School punishment practices, poor behaviour and crime in the surrounding area are all key barriers to young people's education.

A report by a group of teachers from schools in challenging circumstances identifies seven barriers that prevent disadvantaged pupils from realising their aspirations. 

Other issues include pupils not receiving enough teacher attention or time, low pupil confidence and the stereotyping of schools.

It also outlines 10 recommendations from the teachers for overcoming these barriers. These include scrapping the five A* to C measure in favour of an average measure of pupil progress, better using the experience of retired teachers, and developing a community project-based curriculum.

The report, Breaking Down Barriers, was published as part of Teach First’s Challenge 2012 event, which took place this week to mark the charity’s 10th anniversary. Teach First recruits and trains teachers specifically to work in schools in challenging circumstances.
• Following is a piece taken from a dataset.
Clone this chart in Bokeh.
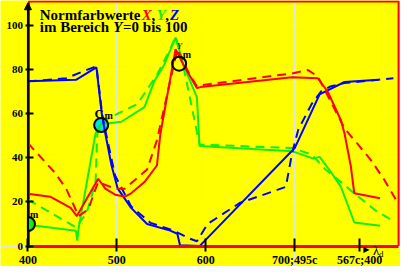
import math
from bokeh.plotting import figure
from bokeh.embed import file_html
from bokeh.resources import INLINE
from bokeh.models import Label, Arrow, NormalHead, FixedTicker, Range1d, LinearAxis

# ---- data (wavelength-like axis, values 0..100) ----
x_solid_lam = [400, 425, 448, 455, 479, 487, 498, 509, 516, 531, 545, 549, 566, 575, 590, 594, 697, 726, 737, 752, 756, 763, 767, 796]
x_solid_val = [23.7, 22.4, 17.3, 13.6, 30.5, 26.0, 23.3, 22.4, 23.9, 29.0, 36.5, 51.0, 89.2, 82.0, 71.6, 72.0, 76.5, 76.0, 70.0, 57.0, 51.0, 36.4, 23.9, 21.7]

x_dash_lam = [400, 430, 443, 457, 468, 474, 479, 487, 498, 509, 534, 545, 568, 582, 590, 594, 697, 715, 726, 756, 770, 785, 800, 815]
x_dash_val = [46.6, 33.4, 26.0, 13.6, 16.7, 23.7, 29.0, 27.7, 26.0, 26.0, 34.7, 47.9, 89.2, 77.5, 72.4, 72.8, 78.2, 79.7, 76.8, 53.3, 46.6, 39.3, 30.5, 20.2]

y_solid_lam = [400, 454, 455.5, 457, 476, 483, 490, 505, 531, 542, 553, 566, 575, 590, 593, 697, 721, 728, 741, 752, 767, 796]
y_solid_val = [9.7, 7.0, 2.5, 8.0, 51.0, 56.0, 55.5, 56.3, 62.9, 74.6, 81.9, 94.4, 81.9, 67.3, 45.3, 43.0, 39.6, 40.4, 33.4, 26.8, 10.7, 9.2]

y_dash_lam = [400, 454, 466, 476, 478, 490, 501, 523, 545, 560, 566, 573, 593, 697, 719, 734, 752, 767, 792, 811]
y_dash_val = [21.0, 8.5, 15.0, 29.0, 51.0, 57.7, 60.0, 64.3, 77.5, 89.2, 95.0, 84.8, 46.0, 44.4, 41.5, 34.9, 29.0, 23.9, 15.8, 11.4]

z_solid_lam = [400, 454, 477, 483, 487, 494, 501, 516, 534, 560, 568, 571, 593, 700, 728, 756, 794]
z_solid_val = [74.6, 75.3, 80.9, 60.0, 51.0, 36.5, 26.0, 17.3, 10.0, 7.0, 5.6, 0.4, 0.0, 44.4, 68.7, 74.3, 75.3]

z_dash_lam = [400, 443, 477, 484, 498, 516, 538, 564, 582, 590, 602, 638, 690, 697, 704, 719, 730, 741, 756, 794, 811]
z_dash_val = [74.6, 76.0, 81.5, 58.0, 32.0, 18.0, 10.5, 7.0, 3.4, 2.2, 10.0, 19.5, 26.8, 42.0, 52.7, 64.3, 70.2, 72.4, 73.8, 75.3, 76.0]

# marked points: Cm (cyan) and Ym (ring); the third one sits on the left edge
point_lam = [482.3, 570]
point_val = [54.8, 82.6]
point_fill = ["#00e0e8", None]
edge_lam = [400]
edge_val = [10.0]

x_ticks = [400, 500, 600, 700, 773]
x_tick_labels = ["400", "500", "600", "700;495c", "567c;400"]
y_ticks = [0, 20, 40, 60, 80, 100]

X_MIN, X_MAX = 400, 816.8
Y_MIN, Y_MAX = 0, 110.8

RED = "#ff0000"
GREEN = "#11ee11"
BLUE = "#0000ff"
SERIF = "Liberation Serif"


def rx(px):
    return 400 + (px - 28) / 0.907


def ry(py):
    return (253 - py) / 2.275


p = figure(width=400, height=266, output_backend="svg", toolbar_location=None,
           x_range=Range1d(rx(0), rx(408)), y_range=Range1d(ry(274), ry(0)),
           x_axis_location=None, y_axis_location=None, min_border=0)
p.background_fill_color = "#ffff00"
p.border_fill_color = "#ffff00"
p.outline_line_color = None

# red frame (left, top, right)
p.line([X_MIN + 1.2, X_MIN + 1.2, X_MAX, X_MAX], [Y_MIN, Y_MAX, Y_MAX, Y_MIN],
       line_color=RED, line_width=2)

# axes fixed at the origin, inside the (full-canvas) frame
xaxis = LinearAxis(fixed_location=0, bounds=(X_MIN - 0.1, X_MAX),
                   ticker=FixedTicker(ticks=x_ticks),
                   major_label_overrides={t: l for t, l in zip(x_ticks, x_tick_labels)},
                   axis_line_color=RED, axis_line_width=3,
                   major_tick_line_color="black", major_tick_line_width=2,
                   major_tick_in=8, major_tick_out=5, minor_tick_line_color=None,
                   major_label_standoff=2, major_label_text_font=SERIF,
                   major_label_text_font_style="bold", major_label_text_font_size="12px",
                   major_label_text_color="black")
p.add_layout(xaxis, "below")

yaxis = LinearAxis(fixed_location=400, bounds=(Y_MIN, 108),
                   ticker=FixedTicker(ticks=y_ticks),
                   axis_line_color=None,
                   major_tick_line_color="black", major_tick_line_width=2,
                   major_tick_in=6, major_tick_out=2, minor_tick_line_color=None,
                   major_label_standoff=3, major_label_text_font=SERIF,
                   major_label_text_font_style="bold", major_label_text_font_size="11px",
                   major_label_text_color="black")
p.add_layout(yaxis, "left")

# circle fills (below lines)
p.scatter(point_lam[:1], point_val[:1], marker="circle", size=14,
          fill_color=point_fill[:1], line_color=None)
p.wedge(x=edge_lam, y=edge_val, radius=7, radius_units="screen",
        start_angle=-math.pi / 2, end_angle=math.pi / 2,
        fill_color=GREEN, line_color=None)

# curves
p.line(y_solid_lam, y_solid_val, line_color=GREEN, line_width=2)
p.line(y_dash_lam, y_dash_val, line_color=GREEN, line_width=2, line_dash="9 6")
p.line(z_solid_lam, z_solid_val, line_color=BLUE, line_width=2)
p.line(z_dash_lam, z_dash_val, line_color=BLUE, line_width=2, line_dash="9 6")
p.line(x_solid_lam, x_solid_val, line_color=RED, line_width=2)
p.line(x_dash_lam, x_dash_val, line_color=RED, line_width=2, line_dash="9 6")

# circle rings (on top)
p.scatter(point_lam, point_val, marker="circle", size=14,
          fill_color=None, line_color="black", line_width=2)
p.wedge(x=edge_lam, y=edge_val, radius=7, radius_units="screen",
        start_angle=-math.pi / 2, end_angle=math.pi / 2,
        fill_color=None, line_color="black", line_width=2)

# y-axis line with arrow head
p.add_layout(Arrow(end=NormalHead(size=7, fill_color="black", line_color="black"),
                   x_start=400, y_start=0, x_end=400, y_end=110.2,
                   line_color="black", line_width=2))


def lab(text, px, py, size, color="black", style="bold", font=SERIF):
    p.add_layout(Label(x=rx(px), y=ry(py), text=text, text_font=font,
                       text_font_size=size, text_font_style=style, text_color=color,
                       text_baseline="alphabetic", text_align="left"))


# title
lab("Normfarbwerte", 40, 15, "15px")
lab("X", 144, 15, "15px", RED, "bold italic")
lab(",", 154, 15, "15px")
lab("Y", 159, 15, "15px", GREEN, "bold italic")
lab(",", 168, 15, "15px")
lab("Z", 173, 15, "15px", BLUE, "bold italic")
lab("im Bereich", 40, 27, "15px")
lab("Y", 115, 27, "15px", "black", "bold italic")
lab("=0 bis 100", 125, 27, "15px")

# point labels
lab("C", 96, 116, "13px")
lab("m", 106, 118, "10px")
lab("Y", 180, 47, "9px", "black", "italic")
lab("m", 186, 56, "10px")
lab("m", 30, 220, "10px")

# lambda_d at the end of the x axis
lab("\u25B6", 370, 257, "8px", "black", "normal", "DejaVu Sans")
lab("\u03BB", 380, 258, "13px", "black", "normal")
lab("d", 386, 261, "9px", "black", "normal")

open("out.html", "w").write(file_html(p, INLINE))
More than 200 Teach First teachers and children in Teach First partner schools were involved in the report. The seven barriers identified were: 

  • Bad behaviour in classes.

  • Pupils not having enough teacher attention or time.
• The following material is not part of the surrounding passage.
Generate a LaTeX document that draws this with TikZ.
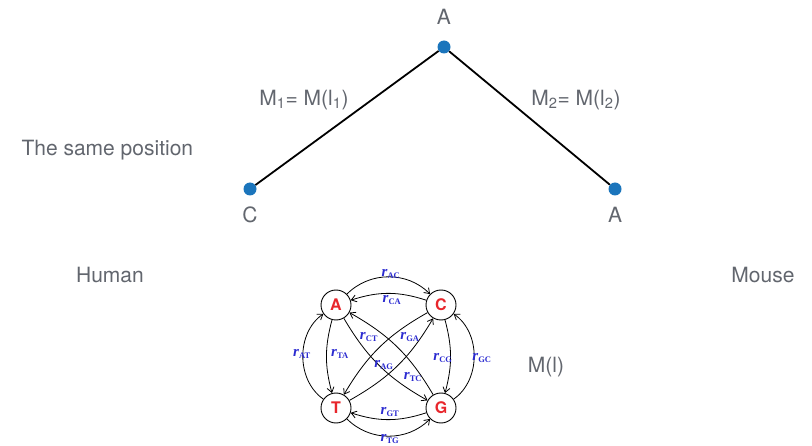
\documentclass[tikz,border=0pt]{standalone}
\usepackage{fontspec}
\setmainfont{TeX Gyre Heros}
\newfontfamily\ratefont{Liberation Serif}
\usetikzlibrary{arrows.meta}
\definecolor{labelgray}{HTML}{62666E}
\definecolor{dotblue}{HTML}{1B75BC}
\definecolor{basered}{HTML}{E8262C}
\definecolor{rateblue}{HTML}{2B2BD0}
\newcommand{\rate}[1]{{\ratefont\bfseries\itshape r}\textsubscript{\ratefont\bfseries\fontsize{8.5}{8.5}\selectfont #1}}

\begin{document}
\begin{tikzpicture}[
    x=1pt, y=1pt,
    lbl/.style={text=labelgray, font=\fontsize{21}{25}\selectfont},
    leaf/.style={circle, fill=dotblue, inner sep=0pt, minimum size=13pt},
    base/.style={circle, draw, fill=white, line width=0.9pt, minimum size=30pt, inner sep=0pt, text=basered, font=\fontsize{16}{16}\selectfont\bfseries},
    rate/.style={text=rateblue, font=\fontsize{15}{15}\selectfont, inner sep=1pt},
    trans/.style={-{Straight Barb[length=5pt,width=7pt]}, line width=0.8pt}
]
    \useasboundingbox (0,0) rectangle (812,445);
    \node[leaf] (root) at (444,398) {};
    \node[leaf] (human) at (250,256) {};
    \node[leaf] (mouse) at (615,256) {};
    \draw[line width=1.8pt] (root) -- (human);
    \draw[line width=1.8pt] (root) -- (mouse);
    \node[lbl] (rootlbl) at (444,428) {A};
    \node[lbl] (humanlbl) at (250,230) {C};
    \node[lbl] (mouselbl) at (615,230) {A};
    \node[lbl] (m1) at (304,345) {M\textsubscript{1}= M(l\textsubscript{1})};
    \node[lbl] (m2) at (576,345) {M\textsubscript{2}= M(l\textsubscript{2})};
    \node[lbl, anchor=west] (pos) at (18,295) {The same position};
    \node[lbl] (hum) at (110,170) {Human};
    \node[lbl] (mou) at (763,170) {Mouse};
    \node[lbl] (ml) at (546,78) {M(l)};

    \node[base] (A) at (336,140) {A};
    \node[base] (C) at (441,140) {C};
    \node[base] (T) at (336,37) {T};
    \node[base] (G) at (441,37) {G};
    \draw[trans] (A) to[out=45, in=135] (C);
    \draw[trans] (C) to[out=162, in=18] (A);
    \draw[trans] (T) to[out=145, in=215] (A);
    \draw[trans] (A) to[out=255, in=105] (T);
    \draw[trans] (G) to[out=35, in=-35] (C);
    \draw[trans] (C) to[out=-75, in=75] (G);
    \draw[trans] (T) to[out=-45, in=-135] (G);
    \draw[trans] (G) to[out=198, in=-18] (T);
    \draw[trans] (A) to[bend right=15] (G);
    \draw[trans] (G) to[bend right=15] (A);
    \draw[trans] (C) to[bend right=15] (T);
    \draw[trans] (T) to[bend right=15] (C);
    \node[rate] (rAC) at (391,171) {\rate{AC}};
    \node[rate] (rCA) at (392,145) {\rate{CA}};
    \node[rate] (rAT) at (302,91) {\rate{AT}};
    \node[rate] (rTA) at (340,91) {\rate{TA}};
    \node[rate] (rCG) at (443,87) {\rate{CG}};
    \node[rate] (rGC) at (482,87) {\rate{GC}};
    \node[rate] (rCT) at (369,108) {\rate{CT}};
    \node[rate] (rGA) at (410,108) {\rate{GA}};
    \node[rate] (rAG) at (384,80) {\rate{AG}};
    \node[rate] (rTC) at (413,68) {\rate{TC}};
    \node[rate] (rGT) at (390,33) {\rate{GT}};
    \node[rate] (rTG) at (390,6) {\rate{TG}};
\end{tikzpicture}
\end{document}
  • Crime outside of school.

  • Pupils not having enough confidence.

  • Pupils not having enough motivation.

  • Punishment practices.

  • The way people stereotype schools.

The pupils said that pupils who misbehaved often received a “disproportionate amount of teacher time and attention to the detriment of their well-behaved peers”. 

Many also referenced the impact that feeling unsafe can have on their emotional wellbeing and how this can cause pupils to not risk coming to school.

Furthermore, many of the punishments described by pupils were seen as wholly ineffective and unsuccessful in deterring incidents of bad behaviour. 

One year 8 student said: “I don’t think sending anyone out does anything really because you get sent out the next day. You’re going to do the same thing really and so on.” 

The report also warns that the impact on pupils in schools perceived to be less than good “cannot be underestimated”. 

A year 10 student told the study: “They think we’re going to do something just because of the school we are from.”

Among the report’s 10 recommendations, it calls for teachers to be equipped with coaching skills and to use project-based learning to improve motivation. The full list of recommendations is printed below.

Teach First teachers’ 10 steps for change

  • Make use of classroom time for supported independent learning.

  • Equip teachers with coaching skills to support and develop one another in the classroom.

  • Implement online tracking systems to ensure that behaviour policy focuses on positivity.

  • Enhance pupil motivation by teaching through projects with real audiences.

  • Assist pupils in achieving their aspirations through extra-curricular support from experienced educators.

  • Place schools at the centre of their local communities.

  • Ensure senior leadership teams are accountable for consistently enforcing behaviour management policies.

  • Reform teacher training and development to incorporate an action-research element.

  • Scrap the five A* to C percentage measure in favour of an average measure of pupil progress.

  • Focus the attention of schools and policy makers on creating a more equal society.